Let me give an example: I get a Wendy's hamburger, walk over to DQ, sit down and start eating. The nail concealed within the burger drives through the roof of my mouth, into my brain, and kills me. (I bite down hard) What judge in their right mind is going to hold DQ responsible, and let Wendy's go scott-free, for killing me?
If simple presence within an establishment indicates responsibility, then any business could make itself invulnerable to responsibility simply by providing nowhere for customers to sit down. (Like a coffee stand or hot-dog vendor)

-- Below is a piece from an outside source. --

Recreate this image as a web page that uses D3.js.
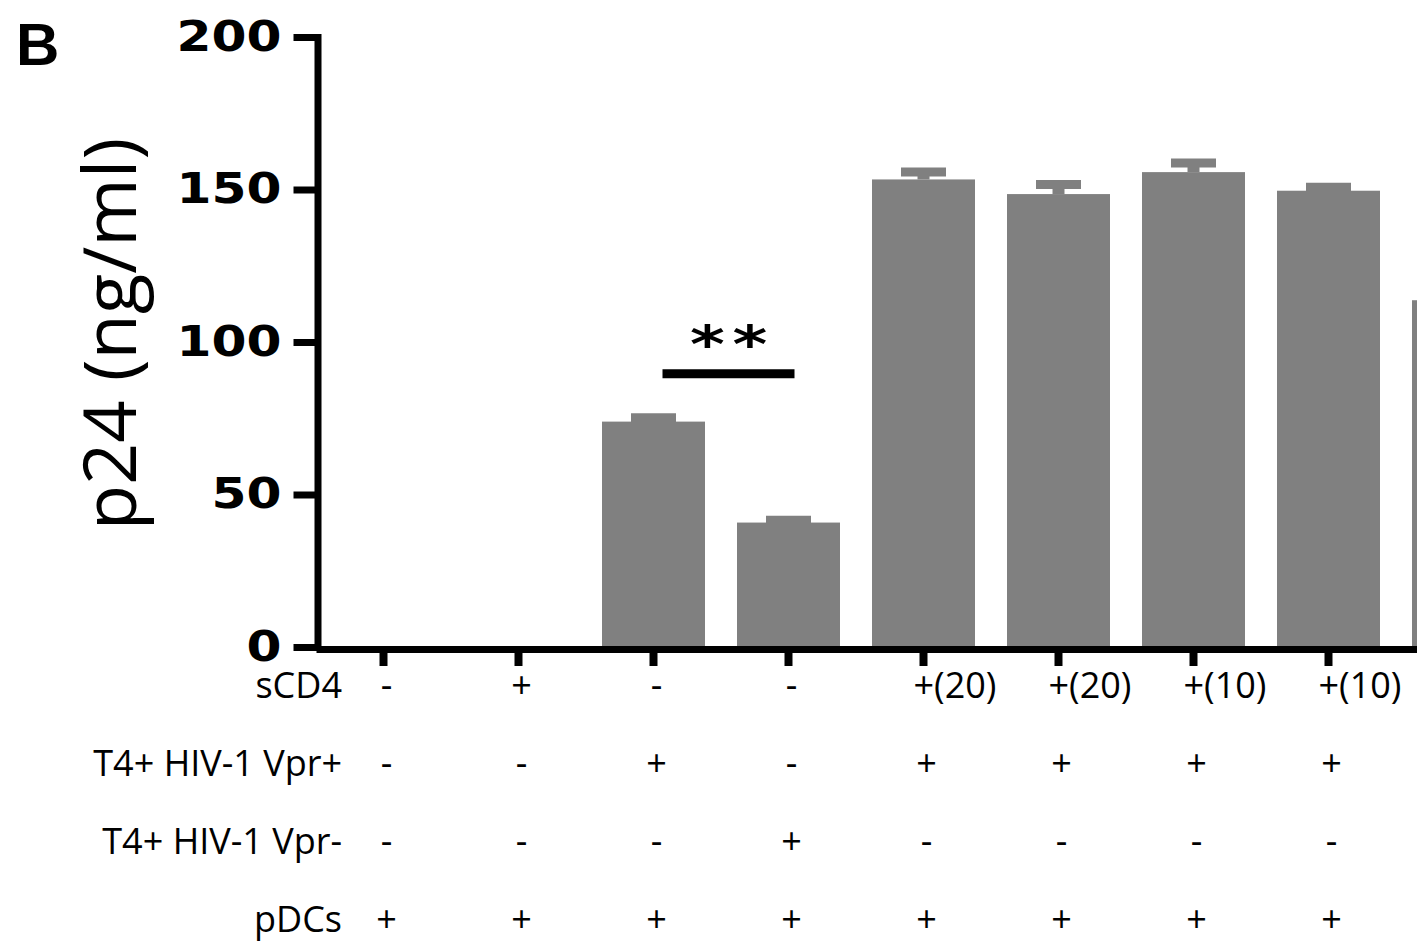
<!DOCTYPE html>
<html>
<head>
<meta charset="utf-8">
<script src="https://cdn.jsdelivr.net/npm/d3@7"></script>
<style>
  html, body { margin: 0; padding: 0; background: #fff; }
  svg { display: block; }
</style>
</head>
<body>
<svg id="chart" width="1417" height="945"></svg>
<script>
// ---------- data ----------
const categories = ["C1", "C2", "C3", "C4", "C5", "C6", "C7", "C8", "C9"];
const values = [0, 0, 73.9, 40.8, 153.3, 148.5, 155.7, 149.6, 113.7];
const errors = [0, 0, 2.7, 2.2, 3.9, 4.6, 4.5, 2.6, 0];
const sCD4Row = ["-", "+", "-", "-", "+(20)", "+(20)", "+(10)", "+(10)", ""];
const vprPlusRow = ["-", "-", "+", "-", "+", "+", "+", "+", ""];
const vprMinusRow = ["-", "-", "-", "+", "-", "-", "-", "-", ""];
const pDCsRow = ["+", "+", "+", "+", "+", "+", "+", "+", ""];
const rowLabels = ["sCD4", "T4+ HIV-1 Vpr+", "T4+ HIV-1 Vpr-", "pDCs"];
const yTicks = [0, 50, 100, 150, 200];
const sigPair = ["C3", "C4"];
const sigValue = 89.6;
const sigLabel = "**";
const panelLabel = "B";
const yTitle = "p24 (ng/ml)";

// ---------- layout ----------
const svg = d3.select("#chart");
const axisX = 317.5;
const y = d3.scaleLinear().domain([0, 200]).range([647, 37]);
const x = d3.scaleBand().domain(categories).range([316, 316 + 135 * categories.length])
  .paddingInner(0.237).paddingOuter(0.1185);
const bw = x.bandwidth();
const cx = c => x(c) + bw / 2;
const grey = "#808080";
const SW = 7;

// bars
svg.append("g").selectAll("rect").data(categories).join("rect")
  .attr("x", d => x(d))
  .attr("width", bw)
  .attr("y", (d, i) => y(values[i]))
  .attr("height", (d, i) => y(0) - y(values[i]))
  .attr("fill", grey);

// error bars (upper only)
const eg = svg.append("g");
categories.forEach((c, i) => {
  if (!errors[i]) return;
  const top = y(values[i] + errors[i]);
  eg.append("line").attr("x1", cx(c)).attr("x2", cx(c))
    .attr("y1", y(values[i])).attr("y2", top + 4)
    .attr("stroke", grey).attr("stroke-width", 12);
  eg.append("line").attr("x1", cx(c) - 22.5).attr("x2", cx(c) + 22.5)
    .attr("y1", top + 4.5).attr("y2", top + 4.5)
    .attr("stroke", grey).attr("stroke-width", 9);
});

// y axis
const yAxis = svg.append("g").attr("transform", `translate(${axisX},0)`)
  .call(d3.axisLeft(y).tickValues(yTicks).tickSize(24).tickSizeOuter(0).tickPadding(12));
yAxis.select(".domain").attr("stroke", "#000").attr("stroke-width", SW).attr("stroke-linecap", "square");
yAxis.selectAll(".tick line").attr("stroke", "#000").attr("stroke-width", SW);
yAxis.selectAll(".tick text")
  .attr("font-family", "DejaVu Sans").attr("font-weight", "bold").attr("font-size", 42)
  .attr("fill", "#000")
  .attr("textLength", d => String(d).length * 35)
  .attr("lengthAdjust", "spacingAndGlyphs");

// x axis
const xAxis = svg.append("g").attr("transform", `translate(0,${y(0) + 2})`)
  .call(d3.axisBottom(x).tickSize(17).tickSizeOuter(0).tickFormat(""));
xAxis.select(".domain").attr("stroke", "#000").attr("stroke-width", SW);
xAxis.selectAll(".tick line").attr("stroke", "#000").attr("stroke-width", 8);

// significance
const sx1 = cx(sigPair[0]) + 9, sx2 = cx(sigPair[1]) + 6;
svg.append("line").attr("x1", sx1).attr("x2", sx2)
  .attr("y1", y(sigValue)).attr("y2", y(sigValue))
  .attr("stroke", "#000").attr("stroke-width", 9);
svg.append("text")
  .attr("transform", `translate(${(sx1 + sx2) / 2 + 4},361.5) scale(1.28,1)`)
  .attr("text-anchor", "middle")
  .attr("letter-spacing", 6)
  .attr("font-family", "DejaVu Sans").attr("font-weight", "bold").attr("font-size", 52)
  .text(sigLabel);

// panel label
svg.append("text").attr("x", 16).attr("y", 65)
  .attr("font-family", "Liberation Sans, Arial, sans-serif").attr("font-weight", "bold")
  .attr("font-size", 60).text(panelLabel);

// y title
svg.append("text").attr("transform", "translate(136,334) rotate(-90)")
  .attr("text-anchor", "middle")
  .attr("font-family", "Open Sans").attr("font-size", 74)
  .text(yTitle);

// condition table
const rows = [sCD4Row, vprPlusRow, vprMinusRow, pDCsRow];
const rowY = d3.scalePoint().domain(d3.range(rows.length)).range([698, 932]);
const tg = svg.append("g").attr("font-family", "Open Sans").attr("font-size", 36).attr("fill", "#000");
rowLabels.forEach((lab, r) => {
  tg.append("text").attr("x", 342).attr("y", rowY(r)).attr("text-anchor", "end").text(lab);
  tg.selectAll(null).data(rows[r]).join("text")
    .attr("x", (d, i) => d.length > 1 ? cx(categories[i]) - 10 : cx(categories[i]) + 3)
    .attr("y", rowY(r))
    .attr("text-anchor", d => d.length > 1 ? "start" : "middle")
    .text(d => d);
});
</script>
</body>
</html>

If you can come up with a local statute or precedent from an official source, or I'd even settle for a news article from a reliable source where a business was held legally responsible for a problem with outside food in a court of law, then I will say "Okay, I was wrong" and happily let it drop. It's not possible for me to prove the absence of a law. Until then, we could just go around and around with "Yup" and "Nope" and, as you said, it's getting rather boring.
And so far you have called me an ass, and implied stupidity with your shoe comment. Don't try to escape responsibility for your insults. You aren't a restaurant.